There are many ways to solve this and many ways to get it wrong. Not working in UTC? Oops, better hope nothing runs during daylight savings changeover. Parent process died but worker finished job? Let's hope the parent isn't responsible for updating the job completion status. Large job is borderline on the timeout? Better hope parent process doesn't restart the job while the worker is still working on it. Network partition? Ut oh. CAP theorem says you're out of luck there (and typically there is at least one network hop between the DB server/controlling process and the system running the workers).
Probably the more straightforward solution is to give each worker an ID and let them update the database with the job they pick up. Then, something robust like systemd, would monitor and restart workers if they fail. When a worker starts, they find any jobs where table.worker_id = myId and then start back on those. But you still have network partitions to worry about. Again, not at all trivial.
The database records the start time, in the databases system time, in UTC.
The parent process can't update the job status, it can only cancel jobs.
There's a pool of workers. Each working may fetch a pending request or wait. Once it has fetched a request, which sets it as pending, no other worker is able to fetch this request. Only this worker may alter the status of its request and it may only set it to completed, and it may only do so with its results.
The worker periodically writes its status to a separate table. If such status has not been written in a timely manner, the worker is assumed to be stalled and a new child request is created, available to other workers.
Putting this logic into the database instead of a parent process, which managed a shared concurrent queue, has been a by far more pleasant solution. Granted, we're not talking large numbers of concurrent requests. Ten as opposed to ten thousand. If we're talking hundreds of concurrent, short requests, I can see this starting to become problematic.
I think there's huge difference in the needs of different implementations of queues and workers so I'm interested to hear more about workloads where this approach fails and specifically in which regards. In my experience, it's been pleasant.
Right, it doesn't have to be. Blockchain tech such as Bitcoin is effectively this sort of thing. The idealized type of queue worker would be a pure, referential transparent function that crunches some data and returns an output. More difficult to write but still acceptable: idempotent workers.

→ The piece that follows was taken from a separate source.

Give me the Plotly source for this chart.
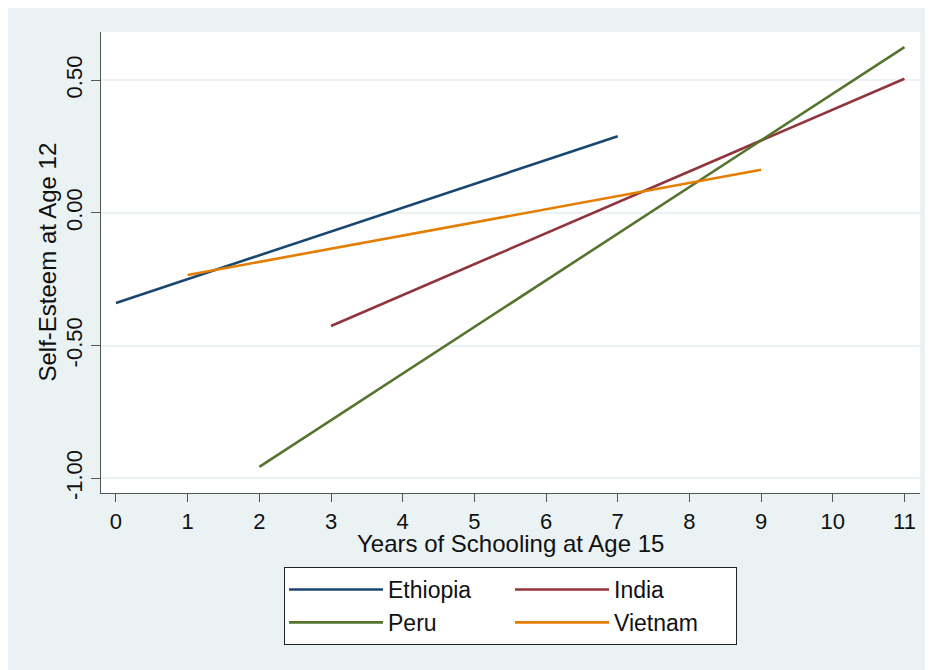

> the worker is assumed to be stalled and a new child request is created
This may work for your use case. I'd be worried about an infinite process loop here. Where a problematic job continually stalls a child process and gets entered back into the queue forever, because there needs to be logic to raise an exception and say: "hey, take a look at this job... something may be wrong with it" and then put that job in a holding area. This is also why I'm a big fan of Erlang, which has all of this batteries included with supervisors (they really were 20+ years ahead of their time on this stuff).
> I think there's huge difference in the needs of different implementations of queues
Yes, and people often aren't sure what their needs are. I've worked with RabbitMQ on a system that almost certainly didn't need it. And I've worked on systems that were nothing more than a file that lands via FTP on a folder and is moved (atomically, via /bin/mv) to indicate the job is pending. Using a file system as a queue is another interesting take on this sort of thing. No database even needed.
I mitigate this in several ways, first, only one worker can work on a job or child job. At worst, one worker is stuck in a loop. There's also a maximum limit of retries. So a job is never infinitely retried. Increasing the amount of stall time per request would be trivial but it's never become an issue. Monitoring potential infinite jobs is as simple as querying for jobs that reach the limit.
I'm sure Erlang or other actor model type implementations would handle this incredibly well at scale but it seems to me that just doing in the database works good enough for at least certain workloads.
As always, it comes down to a question of the right tool for the job. The advantage of the database is that it's mostly likely already in the stack. I don't doubt that there are situations where it's the wrong tool. That's why it's interesting to know at which point it's not a good solution, so that one can make a good decision.